**The exercise:**
Write out, exactly and only, the lines that run from the top of the records to the line with "ax.axis('off')". Include both ends; exclude pictures.

------ Material shown ------

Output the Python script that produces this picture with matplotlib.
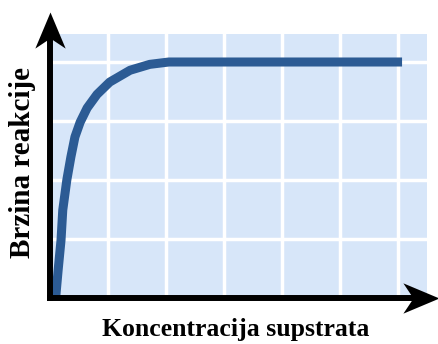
import matplotlib.pyplot as plt
from matplotlib.path import Path
from matplotlib.transforms import Affine2D

# Podaci: krivulja brzine reakcije (jedinice = kvadrati mreže)
konc = [0.10, 0.14, 0.19, 0.22, 0.29, 0.36, 0.43, 0.52, 0.64, 0.81,
        1.03, 1.38, 1.72, 2.05, 6.07]
brzina = [0.03, 0.47, 0.98, 1.49, 2.00, 2.39, 2.73, 2.98, 3.22, 3.45,
          3.66, 3.86, 3.96, 4.0, 4.0]
mreza_x = [1, 2, 3, 4, 5, 6]
mreza_y = [1, 2, 3, 4]

fig = plt.figure(figsize=(4.39, 3.44), dpi=100)
ax = fig.add_axes([0, 0, 1, 1])
# 1 kvadrat = 58 px vodoravno, 59 px okomito; ishodište na (50, 298) px
ax.set_xlim(-50 / 58, (439 - 50) / 58)
ax.set_ylim(-(344 - 298) / 59, 298 / 59)
ax.axis('off')

# svijetloplava pozadina s bijelom mrežom
ax.fill_between([0, 6.5], 0, 4.47, color='#d7e6f9', lw=0, zorder=1)
for gx in mreza_x:
    ax.plot([gx, gx], [0, 4.47], color='white', lw=2.5, zorder=2)
for gy in mreza_y:
    ax.plot([0, 6.5], [gy, gy], color='white', lw=2.5, zorder=2)

# krivulja
ax.plot(konc, brzina, color='#2c5b94', lw=6.5, solid_capstyle='butt',
        solid_joinstyle='round', zorder=3)

# osi sa strelicama
vrh = Path([(0, 0), (-0.42, -1), (0, -0.72), (0.42, -1), (0, 0)],
           [Path.MOVETO, Path.LINETO, Path.LINETO, Path.LINETO, Path.CLOSEPOLY])
ax.plot([0, 0], [-0.05, 4.4], color='black', lw=4.3, solid_capstyle='butt', zorder=4)
ax.plot([-0.05, 6.3], [0, 0], color='black', lw=4.3, solid_capstyle='butt', zorder=4)
ax.plot(0, 4.85, marker=vrh, markersize=52, color='black', mew=0, zorder=5)
ax.plot(6.71, 0, marker=vrh.transformed(Affine2D().rotate_deg(-90)),
        markersize=52, color='black', mew=0, zorder=5)

font = dict(family='Liberation Serif', fontweight='bold')
ax.text(3.21, -0.54, 'Koncentracija supstrata', ha='center', va='center',
        fontsize=18.5, **font)
ax.text(-0.47, 2.29, 'Brzina reakcije', ha='center', va='center', rotation=90,
        fontsize=21, **font)

plt.savefig('out.png', dpi=100)
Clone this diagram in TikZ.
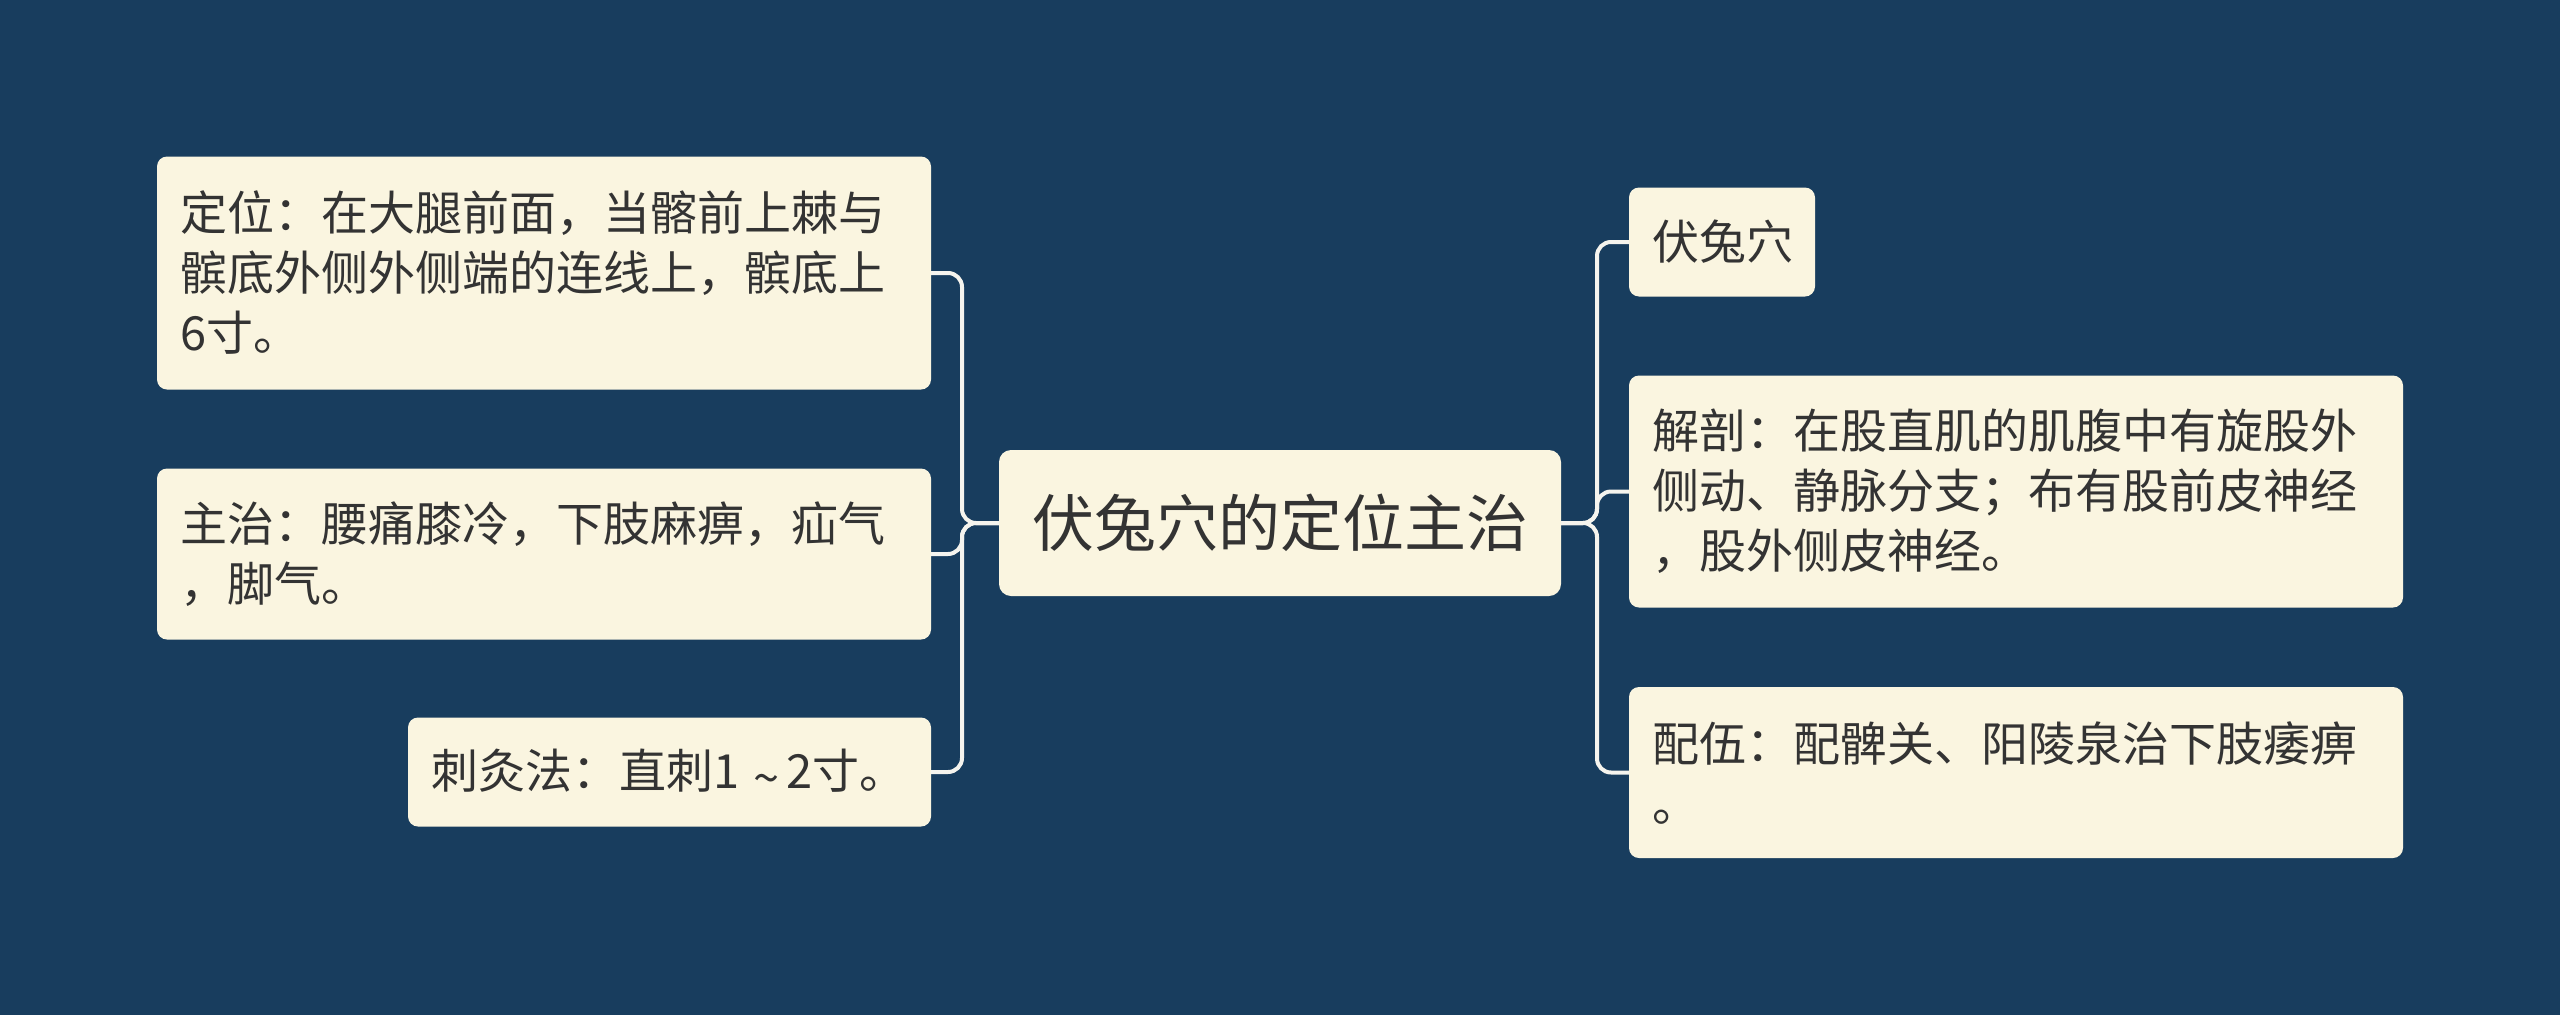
\documentclass[tikz,border=0pt]{standalone}
\usepackage{fontspec}
\setmainfont{Noto Sans CJK SC}
\definecolor{bgcol}{RGB}{24,61,94}
\definecolor{boxfill}{RGB}{250,245,224}
\definecolor{txtcol}{RGB}{51,51,51}
\definecolor{linecol}{RGB}{245,244,238}
\begin{document}
\begin{tikzpicture}[x=1pt,y=-1pt,
  box/.style={fill=boxfill, rounded corners=10pt, text=txtcol, inner xsep=23pt, inner ysep=0pt, align=left, font=\fontsize{47pt}{60pt}\selectfont},
  rootbox/.style={fill=boxfill, rounded corners=12pt, text=txtcol, inner sep=0pt, align=center, font=\fontsize{62pt}{74pt}\selectfont},
  conn/.style={draw=linecol, line width=4pt, rounded corners=14pt}]
\fill[bgcol] (0,0) rectangle (2560,1015);
\useasboundingbox (0,0) rectangle (2560,1015);

\node[rootbox, minimum width=562pt, minimum height=146pt] (root) at (1280,523) {伏兔穴的定位主治};

\node[box, text width=728pt, minimum height=233pt] (b1) at (544,273) {定位：在大腿前面，当髂前上棘与\\髌底外侧外侧端的连线上，髌底上\\6寸。};
\node[box, text width=728pt, minimum height=171pt] (b2) at (544,554) {主治：腰痛膝冷，下肢麻痹，疝气\\，脚气。};
\node[box, text width=477pt, minimum height=109pt] (b3) at (669.5,772) {刺灸法：直刺1\hspace{0.3em}\raisebox{-0.14em}{\textasciitilde}\hspace{0.15em}2寸。};

\node[box, text width=140pt, minimum height=109pt] (r1) at (1722,242) {伏兔穴};
\node[box, text width=728pt, minimum height=232pt] (r2) at (2016,491.5) {解剖：在股直肌的肌腹中有旋股外\\侧动、静脉分支；布有股前皮神经\\，股外侧皮神经。};
\node[box, text width=728pt, minimum height=171pt] (r3) at (2016,772.5) {配伍：配髀关、阳陵泉治下肢痿痹\\。};

\coordinate (lt) at (962,523);
\coordinate (rt) at (1597,523);
\draw[conn] (root.west) -- (lt) |- (b1.east);
\draw[conn] (root.west) -- (lt) |- (b2.east);
\draw[conn] (root.west) -- (lt) |- (b3.east);
\draw[conn] (root.east) -- (rt) |- (r1.west);
\draw[conn] (root.east) -- (rt) |- (r2.west);
\draw[conn] (root.east) -- (rt) |- (r3.west);
\end{tikzpicture}
\end{document}
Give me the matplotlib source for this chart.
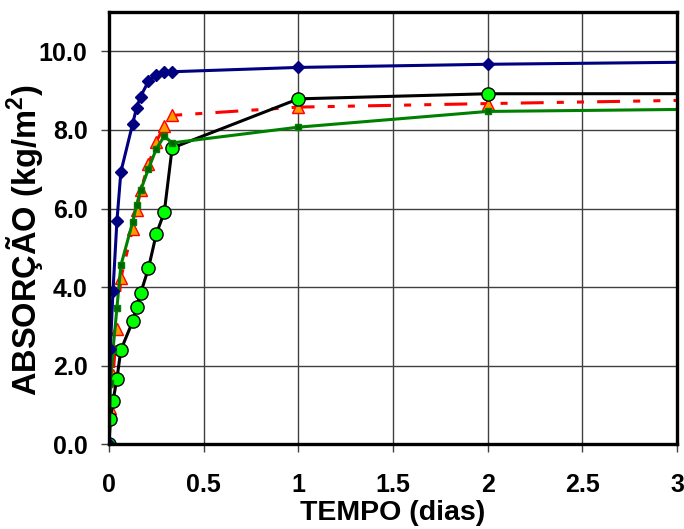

------

**Task result:**
Output the Python script that produces this picture with matplotlib.
import matplotlib.pyplot as plt
from matplotlib.path import Path
from matplotlib.transforms import Affine2D

# Podaci: krivulja brzine reakcije (jedinice = kvadrati mreže)
konc = [0.10, 0.14, 0.19, 0.22, 0.29, 0.36, 0.43, 0.52, 0.64, 0.81,
        1.03, 1.38, 1.72, 2.05, 6.07]
brzina = [0.03, 0.47, 0.98, 1.49, 2.00, 2.39, 2.73, 2.98, 3.22, 3.45,
          3.66, 3.86, 3.96, 4.0, 4.0]
mreza_x = [1, 2, 3, 4, 5, 6]
mreza_y = [1, 2, 3, 4]

fig = plt.figure(figsize=(4.39, 3.44), dpi=100)
ax = fig.add_axes([0, 0, 1, 1])
# 1 kvadrat = 58 px vodoravno, 59 px okomito; ishodište na (50, 298) px
ax.set_xlim(-50 / 58, (439 - 50) / 58)
ax.set_ylim(-(344 - 298) / 59, 298 / 59)
ax.axis('off')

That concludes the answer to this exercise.